In the 20 years that have transpired since rock's last era of dominance, Joey Moi -- the architect-producer behind 80 percent of Nickelback's album sales -- has moved from Vancouver to Nashville and after working with enormously popular crossover country duo Florida Georgia Line, co-founded mega-successful country label Big Loud Records. There, he's produced acts including Morgan Wallen, Ernest and Hardy, among many others.
Couple this with the notion that the domestic music industry sold more physical units between 1995-2005 than in any other decade. Thus, any act -- including Nickelback -- that achieved acclaim in this period benefitted from greater mainstream accessibility than most any other act in music history.

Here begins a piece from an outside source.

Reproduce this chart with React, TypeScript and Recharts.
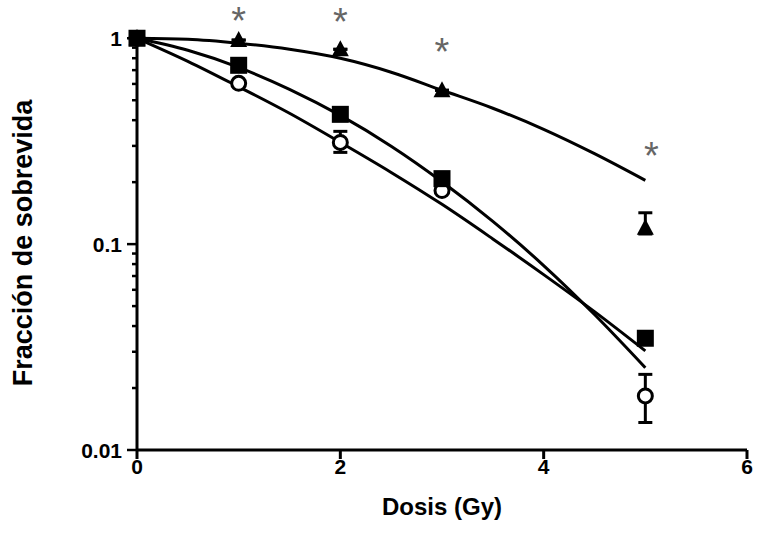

For those shocked to hear that a band frequently lampooned can still blow away a capacity crowd of thousands, consider that they have released five albums and maintained rock chart relevance since 2005. Their musical legacy continues as their producer now works with artists who were largely impressionable children having Nickelback's inspiration imprinted on them at the band's previous musical height.
At one moment during Nickelback's two-hour set, a searing tower of flame shot forth as the quartet played their No. 1 rock hit "Animals." It unleashed a primal scream from the crowd that felt as if the irony surrounding loving Nickelback was being burned from our collective memory, plus 20 years of pent-up rock-to-crossover fervor was being unleashed.
Time will tell what, if anything, it yields, but it was a decisive moment.
Jason Aldean appears, hailed as a keeper of the flame
Country music's most politically and socially polarizing performer of the moment, Jason Aldean, appeared onstage alongside his frequent creative collaborator -- and Nickelback opener -- Brantley Gilbert.
Alongside "My Kinda Party," he performed his breakout song, the 2008-written "Dirt Road Anthem." In and of itself, the latter song makes him historically relevant to rock's ability to stay semi-revived until Tuesday night's full-fledged revival in the fire-kissed spotlight.
Jelly Roll, Hardy and Ernest appearances kick country's rockstar moment into hyperdrive
Jelly Roll's closing Tuesday night "Backroad Baptism" tour set was only three hours away from Nashville in Huntsville, Alabama. Ernest, Hardy and Bailey Zimmerman were on an off night from supporting Morgan Wallen on the perennially chart-topping of late country star's "One Day At A Time" tour.
Jelly Roll walked out to duet with Gilbert on their 2022 collaboration "Sons Of The Dirty South."
In one of the many poignant moments of star-power transference during the evening, when Jelly Roll referred to Gilbert as "an original outlaw and one of the greatest songwriters in the history of Nashville," the veteran performer looked at the plus-sized Antioch-native born Jason DeFord and laughed.
It wasn't that he was grateful; it was more that he wanted Jelly Roll -- who has achieved three multi-genre No. 1 singles in two years after spending the prior decade as an independent rapper to know that he deserved to share the spotlight he had just offered Gilbert.
ERNEST appeared stunned when invited onstage to perform a verse and chorus of his 2022 hit "Flower Shops." Not stunned -- but instead fully understanding the assignment -- was Zimmerman, who, like Jelly Roll, is on the verge of achieving three No. 1 hits in two years.
Springing forth from on top of Nickelback's stage set, he joined Kroeger for a particularly spirited take on 2005's "Rockstar." While singing in a key an octave higher than the Nickelback lead singer, Zimmerman "leapt around onstage like Kid Rock in 1999" (as Kroeger joked). The moment didn't identify the 48-year-old singer as aging gracefully as much as it highlighted that a countrified youth movement filled with hip-hop swagger would be present in this iteration of rock's revival.
And finally, Hardy's best breakout to date as rock's next superstar occurred at Bridgestone Arena. Backed by Nickelback, he lurched and hurled himself with unrepentant glee into a crowd-beloved version of his 2022-released smash "SOLD OUT." It was the evening's most comfortably convincing rock moment.